U.K. corporate defined benefit pension funds continued to divest from equities in favor of bonds, show data in the Pensions Universe Risk Profile — known as “The Purple Book.”
The book, a joint annual publication by the Pension Protection Fund, London, and The Pensions Regulator, provides an overview of the pension funds protected by the lifeboat fund.
The 13th edition of the book, published Monday, includes information on risk reduction, asset allocation and demographics for these pension funds as of March 31.

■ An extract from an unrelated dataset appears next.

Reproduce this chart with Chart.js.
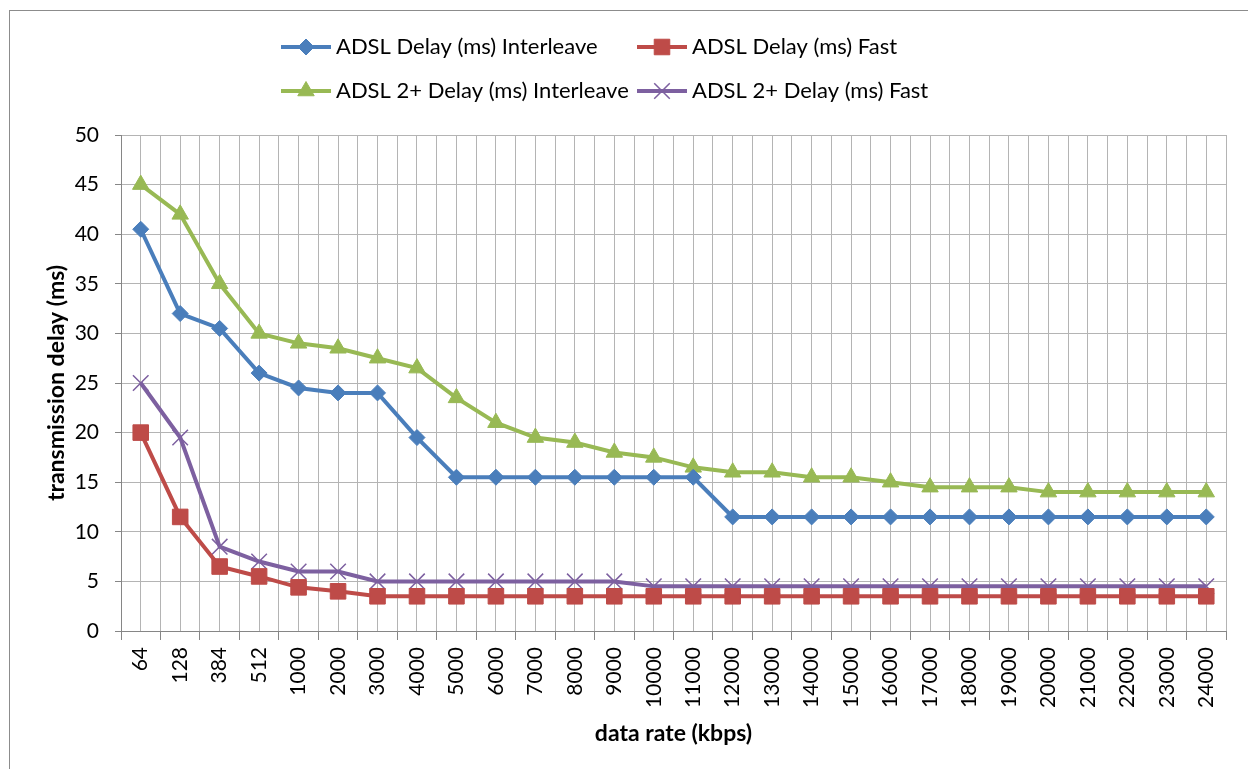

The aggregate deficit of these funds improved by 56.4% to £70.5 billion ($90.4 billion) as of March 31, with the funded level increasing to 95.7%. As of March 31, 2017, the funded level was 90.5%.
The book said that half of the increase in funded levels was due to more up-to-date valuations and a shrinking dataset; while the remainder is due to market moves, with higher gilt yields pushing down liabilities and rising equity markets bolstering assets.
The asset allocation of these pension funds saw equities fall on average to 27% as of March 31, compared with 29% a year earlier. Within this allocation, U.K. equities fell to 18.6% from 20.5% a year earlier, while foreign and private equity allocations both increased, to 69.4% from 69%, and to 12% from 10.5%, respectively.
Bond allocations grew to 59% as of March 31, from 55.7%. Within bond exposure the pension funds had a 24.1% allocation to government bonds, stable over the year; while corporate bonds fell to 28.8% from 31.4%. Index-linked bonds accounted for 47.1% of bond allocations, up from 44.5% a year earlier.
The remaining 14% of assets were invested in other classes.
The dataset covered 5,450 pension funds, representing 98.7% of the estimated universe of pension funds that are eligible for PPF compensation.